* [Raw data]:
++++++++++

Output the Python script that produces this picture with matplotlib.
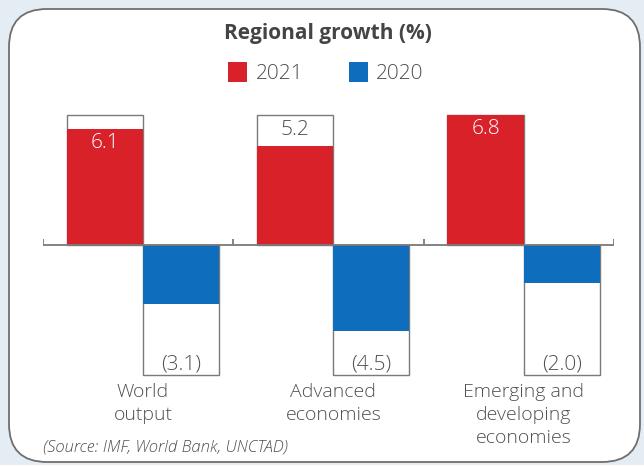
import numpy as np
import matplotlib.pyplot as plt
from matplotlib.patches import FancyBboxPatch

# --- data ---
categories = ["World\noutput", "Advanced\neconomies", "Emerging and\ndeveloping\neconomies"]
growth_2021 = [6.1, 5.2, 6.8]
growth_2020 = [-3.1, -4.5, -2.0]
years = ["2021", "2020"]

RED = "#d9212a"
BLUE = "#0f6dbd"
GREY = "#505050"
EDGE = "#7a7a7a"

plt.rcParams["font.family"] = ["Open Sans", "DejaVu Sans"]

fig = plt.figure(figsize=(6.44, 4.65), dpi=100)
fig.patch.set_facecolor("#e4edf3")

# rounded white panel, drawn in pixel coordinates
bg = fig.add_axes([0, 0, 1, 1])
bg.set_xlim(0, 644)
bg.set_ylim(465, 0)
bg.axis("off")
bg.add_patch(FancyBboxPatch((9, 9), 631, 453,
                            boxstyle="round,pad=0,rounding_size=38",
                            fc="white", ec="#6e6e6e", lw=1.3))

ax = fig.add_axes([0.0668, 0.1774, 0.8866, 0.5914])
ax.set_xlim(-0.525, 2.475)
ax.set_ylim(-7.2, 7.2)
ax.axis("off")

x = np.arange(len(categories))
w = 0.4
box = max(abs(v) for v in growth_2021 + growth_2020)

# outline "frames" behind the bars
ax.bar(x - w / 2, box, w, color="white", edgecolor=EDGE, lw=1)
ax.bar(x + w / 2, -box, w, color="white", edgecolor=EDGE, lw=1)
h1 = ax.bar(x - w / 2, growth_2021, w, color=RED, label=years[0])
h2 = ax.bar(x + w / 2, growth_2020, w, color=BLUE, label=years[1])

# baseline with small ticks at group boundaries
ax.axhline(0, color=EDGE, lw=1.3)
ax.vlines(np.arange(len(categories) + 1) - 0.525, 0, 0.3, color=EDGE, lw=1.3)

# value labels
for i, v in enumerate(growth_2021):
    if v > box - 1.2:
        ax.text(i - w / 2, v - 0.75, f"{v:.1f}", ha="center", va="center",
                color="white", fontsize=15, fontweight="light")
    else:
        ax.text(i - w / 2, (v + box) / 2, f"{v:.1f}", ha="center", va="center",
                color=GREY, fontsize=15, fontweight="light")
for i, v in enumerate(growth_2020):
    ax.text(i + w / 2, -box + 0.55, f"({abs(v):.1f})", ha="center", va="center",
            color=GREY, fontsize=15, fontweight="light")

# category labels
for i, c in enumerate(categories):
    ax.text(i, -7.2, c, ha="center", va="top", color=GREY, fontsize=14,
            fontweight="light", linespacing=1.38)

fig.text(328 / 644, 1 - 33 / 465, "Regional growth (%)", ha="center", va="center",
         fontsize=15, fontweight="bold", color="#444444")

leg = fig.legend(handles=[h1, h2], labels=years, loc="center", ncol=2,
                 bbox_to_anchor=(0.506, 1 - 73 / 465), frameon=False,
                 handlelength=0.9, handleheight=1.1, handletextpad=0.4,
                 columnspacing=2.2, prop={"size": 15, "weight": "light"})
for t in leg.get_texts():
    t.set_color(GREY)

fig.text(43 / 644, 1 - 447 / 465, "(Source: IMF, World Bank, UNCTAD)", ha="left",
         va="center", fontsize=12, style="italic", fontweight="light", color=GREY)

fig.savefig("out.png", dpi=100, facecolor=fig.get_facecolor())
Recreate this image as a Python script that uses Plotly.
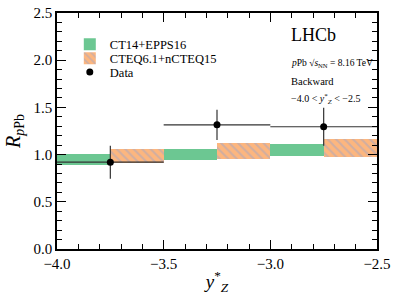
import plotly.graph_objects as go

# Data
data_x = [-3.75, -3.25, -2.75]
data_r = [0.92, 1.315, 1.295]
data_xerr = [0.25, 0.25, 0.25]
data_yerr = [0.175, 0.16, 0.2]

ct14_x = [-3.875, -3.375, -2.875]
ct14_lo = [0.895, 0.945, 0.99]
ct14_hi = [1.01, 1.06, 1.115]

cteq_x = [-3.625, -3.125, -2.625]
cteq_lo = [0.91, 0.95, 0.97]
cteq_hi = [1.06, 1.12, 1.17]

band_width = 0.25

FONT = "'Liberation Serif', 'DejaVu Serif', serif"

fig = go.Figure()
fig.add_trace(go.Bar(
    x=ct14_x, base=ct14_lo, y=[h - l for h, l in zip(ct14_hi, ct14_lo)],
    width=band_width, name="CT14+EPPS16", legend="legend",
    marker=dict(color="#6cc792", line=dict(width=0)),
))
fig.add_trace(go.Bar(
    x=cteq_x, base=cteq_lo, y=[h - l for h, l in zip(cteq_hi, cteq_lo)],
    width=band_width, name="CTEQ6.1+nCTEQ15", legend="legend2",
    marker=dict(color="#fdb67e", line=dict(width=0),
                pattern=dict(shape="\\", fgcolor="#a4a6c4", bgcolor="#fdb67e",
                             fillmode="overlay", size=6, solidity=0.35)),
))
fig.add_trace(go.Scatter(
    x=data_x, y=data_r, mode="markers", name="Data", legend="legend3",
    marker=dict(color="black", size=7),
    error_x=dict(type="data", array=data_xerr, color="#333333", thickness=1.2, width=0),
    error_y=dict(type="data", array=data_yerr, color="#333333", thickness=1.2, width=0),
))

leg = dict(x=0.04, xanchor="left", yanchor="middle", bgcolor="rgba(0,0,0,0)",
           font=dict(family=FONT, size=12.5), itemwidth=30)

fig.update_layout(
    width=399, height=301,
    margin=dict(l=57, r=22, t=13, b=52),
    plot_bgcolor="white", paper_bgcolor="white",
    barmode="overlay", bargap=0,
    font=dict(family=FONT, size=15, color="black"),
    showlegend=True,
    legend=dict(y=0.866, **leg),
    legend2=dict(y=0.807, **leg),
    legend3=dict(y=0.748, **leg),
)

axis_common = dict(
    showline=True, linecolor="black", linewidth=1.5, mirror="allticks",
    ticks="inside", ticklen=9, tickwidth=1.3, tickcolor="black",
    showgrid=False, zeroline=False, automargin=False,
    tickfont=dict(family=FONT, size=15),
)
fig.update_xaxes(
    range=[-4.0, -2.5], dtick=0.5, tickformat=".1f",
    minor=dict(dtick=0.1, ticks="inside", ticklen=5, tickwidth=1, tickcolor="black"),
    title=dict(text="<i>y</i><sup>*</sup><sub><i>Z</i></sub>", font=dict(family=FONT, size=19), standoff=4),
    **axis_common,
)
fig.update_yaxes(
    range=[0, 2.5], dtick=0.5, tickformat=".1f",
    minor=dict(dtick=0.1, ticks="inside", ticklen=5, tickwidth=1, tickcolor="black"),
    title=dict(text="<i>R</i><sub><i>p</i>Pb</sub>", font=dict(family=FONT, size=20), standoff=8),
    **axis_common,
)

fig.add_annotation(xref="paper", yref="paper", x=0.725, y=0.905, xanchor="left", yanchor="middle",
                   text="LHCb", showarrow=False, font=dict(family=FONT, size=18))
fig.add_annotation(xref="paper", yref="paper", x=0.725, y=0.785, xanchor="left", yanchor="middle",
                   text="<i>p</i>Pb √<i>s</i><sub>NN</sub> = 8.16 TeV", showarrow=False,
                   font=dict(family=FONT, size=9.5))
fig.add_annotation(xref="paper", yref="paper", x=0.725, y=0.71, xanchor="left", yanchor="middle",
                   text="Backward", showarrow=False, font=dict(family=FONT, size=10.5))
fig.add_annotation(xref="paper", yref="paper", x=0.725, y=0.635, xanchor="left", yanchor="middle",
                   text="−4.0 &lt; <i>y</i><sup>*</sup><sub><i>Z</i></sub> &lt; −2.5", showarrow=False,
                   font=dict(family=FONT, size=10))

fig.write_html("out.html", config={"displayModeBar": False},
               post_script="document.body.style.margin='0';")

++++++++++

* [Task to carry out]: Reproduce the whole listing exactly, but not the images in it.

* [Expected output]:
Output the Python script that produces this picture with matplotlib.
import numpy as np
import matplotlib.pyplot as plt
from matplotlib.patches import FancyBboxPatch

# --- data ---
categories = ["World\noutput", "Advanced\neconomies", "Emerging and\ndeveloping\neconomies"]
growth_2021 = [6.1, 5.2, 6.8]
growth_2020 = [-3.1, -4.5, -2.0]
years = ["2021", "2020"]

RED = "#d9212a"
BLUE = "#0f6dbd"
GREY = "#505050"
EDGE = "#7a7a7a"

plt.rcParams["font.family"] = ["Open Sans", "DejaVu Sans"]

fig = plt.figure(figsize=(6.44, 4.65), dpi=100)
fig.patch.set_facecolor("#e4edf3")

# rounded white panel, drawn in pixel coordinates
bg = fig.add_axes([0, 0, 1, 1])
bg.set_xlim(0, 644)
bg.set_ylim(465, 0)
bg.axis("off")
bg.add_patch(FancyBboxPatch((9, 9), 631, 453,
                            boxstyle="round,pad=0,rounding_size=38",
                            fc="white", ec="#6e6e6e", lw=1.3))

ax = fig.add_axes([0.0668, 0.1774, 0.8866, 0.5914])
ax.set_xlim(-0.525, 2.475)
ax.set_ylim(-7.2, 7.2)
ax.axis("off")

x = np.arange(len(categories))
w = 0.4
box = max(abs(v) for v in growth_2021 + growth_2020)

# outline "frames" behind the bars
ax.bar(x - w / 2, box, w, color="white", edgecolor=EDGE, lw=1)
ax.bar(x + w / 2, -box, w, color="white", edgecolor=EDGE, lw=1)
h1 = ax.bar(x - w / 2, growth_2021, w, color=RED, label=years[0])
h2 = ax.bar(x + w / 2, growth_2020, w, color=BLUE, label=years[1])

# baseline with small ticks at group boundaries
ax.axhline(0, color=EDGE, lw=1.3)
ax.vlines(np.arange(len(categories) + 1) - 0.525, 0, 0.3, color=EDGE, lw=1.3)

# value labels
for i, v in enumerate(growth_2021):
    if v > box - 1.2:
        ax.text(i - w / 2, v - 0.75, f"{v:.1f}", ha="center", va="center",
                color="white", fontsize=15, fontweight="light")
    else:
        ax.text(i - w / 2, (v + box) / 2, f"{v:.1f}", ha="center", va="center",
                color=GREY, fontsize=15, fontweight="light")
for i, v in enumerate(growth_2020):
    ax.text(i + w / 2, -box + 0.55, f"({abs(v):.1f})", ha="center", va="center",
            color=GREY, fontsize=15, fontweight="light")

# category labels
for i, c in enumerate(categories):
    ax.text(i, -7.2, c, ha="center", va="top", color=GREY, fontsize=14,
            fontweight="light", linespacing=1.38)

fig.text(328 / 644, 1 - 33 / 465, "Regional growth (%)", ha="center", va="center",
         fontsize=15, fontweight="bold", color="#444444")

leg = fig.legend(handles=[h1, h2], labels=years, loc="center", ncol=2,
                 bbox_to_anchor=(0.506, 1 - 73 / 465), frameon=False,
                 handlelength=0.9, handleheight=1.1, handletextpad=0.4,
                 columnspacing=2.2, prop={"size": 15, "weight": "light"})
for t in leg.get_texts():
    t.set_color(GREY)

fig.text(43 / 644, 1 - 447 / 465, "(Source: IMF, World Bank, UNCTAD)", ha="left",
         va="center", fontsize=12, style="italic", fontweight="light", color=GREY)

fig.savefig("out.png", dpi=100, facecolor=fig.get_facecolor())
Recreate this image as a Python script that uses Plotly.
import plotly.graph_objects as go

# Data
data_x = [-3.75, -3.25, -2.75]
data_r = [0.92, 1.315, 1.295]
data_xerr = [0.25, 0.25, 0.25]
data_yerr = [0.175, 0.16, 0.2]

ct14_x = [-3.875, -3.375, -2.875]
ct14_lo = [0.895, 0.945, 0.99]
ct14_hi = [1.01, 1.06, 1.115]

cteq_x = [-3.625, -3.125, -2.625]
cteq_lo = [0.91, 0.95, 0.97]
cteq_hi = [1.06, 1.12, 1.17]

band_width = 0.25

FONT = "'Liberation Serif', 'DejaVu Serif', serif"

fig = go.Figure()
fig.add_trace(go.Bar(
    x=ct14_x, base=ct14_lo, y=[h - l for h, l in zip(ct14_hi, ct14_lo)],
    width=band_width, name="CT14+EPPS16", legend="legend",
    marker=dict(color="#6cc792", line=dict(width=0)),
))
fig.add_trace(go.Bar(
    x=cteq_x, base=cteq_lo, y=[h - l for h, l in zip(cteq_hi, cteq_lo)],
    width=band_width, name="CTEQ6.1+nCTEQ15", legend="legend2",
    marker=dict(color="#fdb67e", line=dict(width=0),
                pattern=dict(shape="\\", fgcolor="#a4a6c4", bgcolor="#fdb67e",
                             fillmode="overlay", size=6, solidity=0.35)),
))
fig.add_trace(go.Scatter(
    x=data_x, y=data_r, mode="markers", name="Data", legend="legend3",
    marker=dict(color="black", size=7),
    error_x=dict(type="data", array=data_xerr, color="#333333", thickness=1.2, width=0),
    error_y=dict(type="data", array=data_yerr, color="#333333", thickness=1.2, width=0),
))

leg = dict(x=0.04, xanchor="left", yanchor="middle", bgcolor="rgba(0,0,0,0)",
           font=dict(family=FONT, size=12.5), itemwidth=30)

fig.update_layout(
    width=399, height=301,
    margin=dict(l=57, r=22, t=13, b=52),
    plot_bgcolor="white", paper_bgcolor="white",
    barmode="overlay", bargap=0,
    font=dict(family=FONT, size=15, color="black"),
    showlegend=True,
    legend=dict(y=0.866, **leg),
    legend2=dict(y=0.807, **leg),
    legend3=dict(y=0.748, **leg),
)

axis_common = dict(
    showline=True, linecolor="black", linewidth=1.5, mirror="allticks",
    ticks="inside", ticklen=9, tickwidth=1.3, tickcolor="black",
    showgrid=False, zeroline=False, automargin=False,
    tickfont=dict(family=FONT, size=15),
)
fig.update_xaxes(
    range=[-4.0, -2.5], dtick=0.5, tickformat=".1f",
    minor=dict(dtick=0.1, ticks="inside", ticklen=5, tickwidth=1, tickcolor="black"),
    title=dict(text="<i>y</i><sup>*</sup><sub><i>Z</i></sub>", font=dict(family=FONT, size=19), standoff=4),
    **axis_common,
)
fig.update_yaxes(
    range=[0, 2.5], dtick=0.5, tickformat=".1f",
    minor=dict(dtick=0.1, ticks="inside", ticklen=5, tickwidth=1, tickcolor="black"),
    title=dict(text="<i>R</i><sub><i>p</i>Pb</sub>", font=dict(family=FONT, size=20), standoff=8),
    **axis_common,
)

fig.add_annotation(xref="paper", yref="paper", x=0.725, y=0.905, xanchor="left", yanchor="middle",
                   text="LHCb", showarrow=False, font=dict(family=FONT, size=18))
fig.add_annotation(xref="paper", yref="paper", x=0.725, y=0.785, xanchor="left", yanchor="middle",
                   text="<i>p</i>Pb √<i>s</i><sub>NN</sub> = 8.16 TeV", showarrow=False,
                   font=dict(family=FONT, size=9.5))
fig.add_annotation(xref="paper", yref="paper", x=0.725, y=0.71, xanchor="left", yanchor="middle",
                   text="Backward", showarrow=False, font=dict(family=FONT, size=10.5))
fig.add_annotation(xref="paper", yref="paper", x=0.725, y=0.635, xanchor="left", yanchor="middle",
                   text="−4.0 &lt; <i>y</i><sup>*</sup><sub><i>Z</i></sub> &lt; −2.5", showarrow=False,
                   font=dict(family=FONT, size=10))

fig.write_html("out.html", config={"displayModeBar": False},
               post_script="document.body.style.margin='0';")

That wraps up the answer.